HANAPEPE — Kapaa High School parent Lori Banasihan said she was reluctant to let her son play in Saturday’s match because she wouldn’t be able to watch from the stands.
Her worries, though, went away as she watched from outside Hanapepe Stadium.
“I decided to drive down here and see if we could watch from the fence at least, to keep my mind at ease so I can at least see what’s going on,” Banasihan said. “I feel good about it. Like I said, I came here apprehensive and scared, but I feel good. It seems the game is going along well and not too overly physical like it has been in the past.”
Saturday’s Kauai Interscholastic Federation varsity boys soccer match between Kapaa and Waimea high schools was closed to the public and media. Only players, coaches and game and school officials were allowed on the stadium grounds.
Kauai police officers were present at the stadium.
A few dozen supporters from both schools watched from outside the fence surrounding the field.
“First of all, it’s free,” said Ramon Semblante, whose son plays for Waimea. “But I love to support Waimea, and the only way we can support is outside the fence.”
The KIF Executive Board, comprised of the public schools’ principals, announced in a news release Wednesday that Saturday’s match was off-limits publicly — “to ensure the safety of all game participants” — following an altercation during a previous match between the two schools on Jan. 9 at Vidinha Stadium.
Banasihan said her husband was involved in that altercation at Vidinha Stadium and it’s perhaps why the league decided to close the game to the public.
She said her husband left the stands and jumped on to the field to confront a Waimea coach after the coach pulled her son aside attempting to lead him away from the altercation.
Banasihan declined to give her husband’s name.
“I felt like they’re blaming his actions of trying to protect our son at the last game,” she said. “I felt like they were blaming him for the reason why the closed the game off, because he had gone down to protect our son. It’s all good now, I guess. I still got to watch the game. That’s the main thing.”
Semblante, who is also KIF soccer game official, attended that Jan. 9 game. He declined to comment on the incident itself, but agreed with the game officials’ decision to stop play.
“I remember it was a good call from the ref, just ending the game for safety reasons,” Semblante said.
Waimea defeated Kapaa on Saturday, 1-0. Braden Lumabao scored the game’s only goal.
The game appeared to have gone on without problems. The gates opened following the varsity boys match, and spectators were allowed in for the scheduled matches that followed.
“No problems at all,” said Waimea varsity boys soccer head coach Mark Kennett. “The officiating was excellent, and the game was kept completely under control. Everybody kept their emotions under control. That’s a big plus.”
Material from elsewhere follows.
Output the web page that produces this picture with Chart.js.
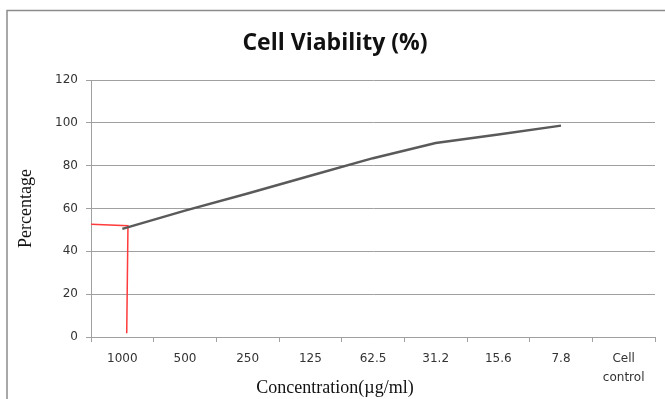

Kapaa head coach Kevin Cram said: “There wasn’t any problems, and I didn’t expect there would be any problems. So hopefully, it accomplished what they wanted to accomplish, and we can move forward.”
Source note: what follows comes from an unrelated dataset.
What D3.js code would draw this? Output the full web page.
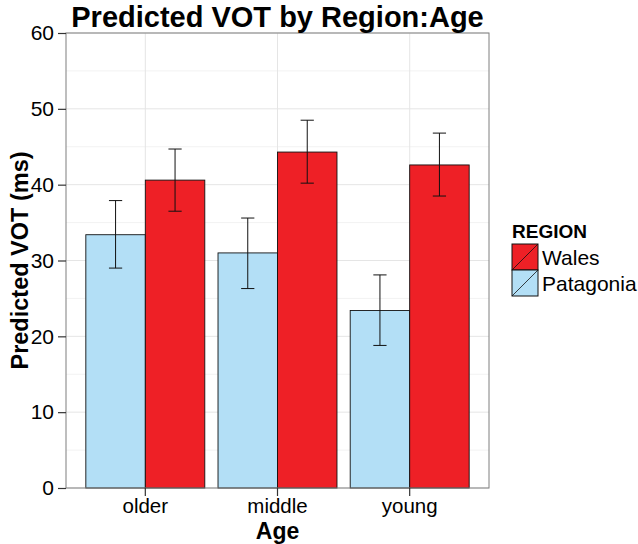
<!DOCTYPE html>
<html><head><meta charset="utf-8">
<script src="https://cdn.jsdelivr.net/npm/d3@7"></script>
<style>body{margin:0;background:#fff}svg{display:block}text{font-family:"Liberation Sans",Arial,Helvetica,sans-serif}</style>
</head><body>
<script>
const ages = ["older","middle","young"];
const regions = ["Patagonia","Wales"];
const legendOrder = ["Wales","Patagonia"];
const patagoniaVOT = [33.4, 31.0, 23.4];
const patagoniaLo = [29.0, 26.3, 18.8];
const patagoniaHi = [37.9, 35.6, 28.1];
const walesVOT = [40.6, 44.3, 42.6];
const walesLo = [36.5, 40.2, 38.5];
const walesHi = [44.7, 48.5, 46.8];
const yTicks = [0,10,20,30,40,50,60];
const yMinor = [5,15,25,35,45,55];

const colors = {Patagonia:"#b3dff6", Wales:"#ee2026"};
const series = {
  Patagonia: ages.map((a,i)=>({age:a,region:"Patagonia",v:patagoniaVOT[i],lo:patagoniaLo[i],hi:patagoniaHi[i]})),
  Wales: ages.map((a,i)=>({age:a,region:"Wales",v:walesVOT[i],lo:walesLo[i],hi:walesHi[i]}))
};
const data = regions.flatMap(r=>series[r]);

const W=638,H=544;
const L=66,R=489,T=33,B=488;
const svg=d3.select("body").append("svg").attr("width",W).attr("height",H);

const xc=d3.scaleLinear().domain([0.4,3.6]).range([L,R]);
const y=d3.scaleLinear().domain([0,60]).range([B,T]);

// grid
svg.append("g").selectAll("line").data(yMinor).join("line")
 .attr("x1",L).attr("x2",R).attr("y1",d=>y(d)).attr("y2",d=>y(d))
 .attr("stroke","#f2f2f2").attr("stroke-width",1);
svg.append("g").selectAll("line").data(yTicks).join("line")
 .attr("x1",L).attr("x2",R).attr("y1",d=>y(d)).attr("y2",d=>y(d))
 .attr("stroke","#e5e5e5").attr("stroke-width",1);
svg.append("g").selectAll("line").data(ages).join("line")
 .attr("x1",(d,i)=>xc(i+1)).attr("x2",(d,i)=>xc(i+1)).attr("y1",T).attr("y2",B)
 .attr("stroke","#e5e5e5").attr("stroke-width",1);

const bw=0.45;
const xpos=d=>ages.indexOf(d.age)+1+(d.region==="Patagonia"?-bw/2:bw/2);

svg.append("g").selectAll("rect").data(data).join("rect")
 .attr("x",d=>xc(xpos(d)-bw/2)).attr("width",d=>xc(bw)-xc(0))
 .attr("y",d=>y(d.v)).attr("height",d=>y(0)-y(d.v))
 .attr("fill",d=>colors[d.region]).attr("stroke","#111").attr("stroke-width",0.9);

// error bars
const ew=0.05;
const eb=svg.append("g").attr("stroke","#111").attr("stroke-width",1).attr("fill","none");
eb.selectAll("path").data(data).join("path")
 .attr("d",d=>{const cx=xc(xpos(d)),x0=xc(xpos(d)-ew),x1=xc(xpos(d)+ew);
   return `M${x0},${y(d.hi)}H${x1}M${cx},${y(d.hi)}V${y(d.lo)}M${x0},${y(d.lo)}H${x1}`;});

// panel border
svg.append("rect").attr("x",L).attr("y",T).attr("width",R-L).attr("height",B-T)
 .attr("fill","none").attr("stroke","#7f7f7f").attr("stroke-width",1);

// y axis
const ya=d3.axisLeft(y).tickValues(yTicks).tickSize(8).tickPadding(4);
const gy=svg.append("g").attr("transform",`translate(${L},0)`).call(ya);
gy.select(".domain").remove();
gy.selectAll(".tick line").attr("stroke","#333").attr("stroke-width",1.2);
gy.selectAll(".tick text").attr("font-size",21).attr("fill","#000")
  .attr("font-family",'"Liberation Sans",Arial,sans-serif');

// x axis
const xb=d3.scaleBand().domain(ages).range([xc(0.5),xc(3.5)]);
const xa=d3.axisBottom(xb).tickSize(8).tickPadding(2);
const gx=svg.append("g").attr("transform",`translate(0,${B})`).call(xa);
gx.select(".domain").remove();
gx.selectAll(".tick line").attr("stroke","#333").attr("stroke-width",1.2);
gx.selectAll(".tick text").attr("font-size",20.5).attr("fill","#000")
  .attr("font-family",'"Liberation Sans",Arial,sans-serif');

// titles
svg.append("text").attr("x",(L+R)/2).attr("y",27).attr("text-anchor","middle")
 .attr("font-size",29).attr("font-weight","bold").text("Predicted VOT by Region:Age");
svg.append("text").attr("x",(L+R)/2).attr("y",539).attr("text-anchor","middle")
 .attr("font-size",23).attr("font-weight","bold").text("Age");
svg.append("text").attr("transform",`translate(28,${(T+B)/2}) rotate(-90)`).attr("text-anchor","middle")
 .attr("font-size",23.5).attr("font-weight","bold").text("Predicted VOT (ms)");

// legend
const lg=svg.append("g").attr("transform","translate(512,0)");
lg.append("text").attr("x",0).attr("y",238).attr("font-size",19).attr("font-weight","bold").text("REGION");
const ks=26;
legendOrder.forEach((r,i)=>{
  const ky=244+i*ks;
  lg.append("rect").attr("x",0).attr("y",ky).attr("width",ks).attr("height",ks)
    .attr("fill",colors[r]).attr("stroke","#111").attr("stroke-width",1);
  lg.append("line").attr("x1",0).attr("y1",ky+ks).attr("x2",ks).attr("y2",ky)
    .attr("stroke","#111").attr("stroke-width",0.8);
  lg.append("text").attr("x",ks+4).attr("y",ky+ks/2+7.5).attr("font-size",21).text(r);
});
</script>
</body></html>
From outside the stadium, the loudest instances were when Waimea supporters cheered after Lumabao’s goal and then cheered again in celebration of the team’s win after the final whistle.
“Just really happy for the boys. They really needed that,” said Kristi Owen, whose son plays for Waimea. “It was a big win, even though we’re pretty much out of (KIF contention). They’ve been playing so great and hard, so I’m just happy.”
Owen said of the game being closed from the public: “Actually, the view isn’t too bad. I’m OK with it. Whatever keeps the players safe and the fans safe, I’m with that.”
Kennett, though he wasn’t present at the Jan. 9 game, said he understood the league’s decision.
“I’ve actually been in other leagues where this has happened. Because of what happened, I think it was an appropriate step in the right direction,” Kennett said. “As long as don’t have to do it all the time and we can solve the initial problem, in light of the incident — which we do not want anything like that to ever happen again — I think the KIF handled it OK.”
Everyone who commented said despite everything that happened, they hope all parties will reconcile and move on.
“I hope that in the future we can all play the game of soccer. I felt like it was getting to be more of a physical fight rather than just playing soccer,” Banasihan said. “That’s all I wanted, just everyone to play within the rules and have a fun game — a good, aggressive, fun game, but within the rules of the game.”
Semblante said: “At the end of the season, let’s make a big potluck and get-together as a community. Kauai is too small for that kind of incident, you know?”
Owen said: “Going forward, I hope everyone learned their lessons as far as how this works, and maybe the boys think twice about playing that way. So, yeah, I guess everyone learned their lesson and we can come in next season and play a safe, fun, competitive season.”
Prior to Saturday’s game, Kapaa had two players serve one-game suspensions.
Waimea had three players suspended for the rest of the season and the team forfeited one match because of a team red card.
The Jan. 9 match will not need to be continued because Kapaa has already clinched the league championship. At the time of suspension, Waimea had a 1-0 lead about midway through the first half.
“I just hope that there are no incidents like this in the future,” Cram said. “If it prevents it from happening, then we can take that as a positive.”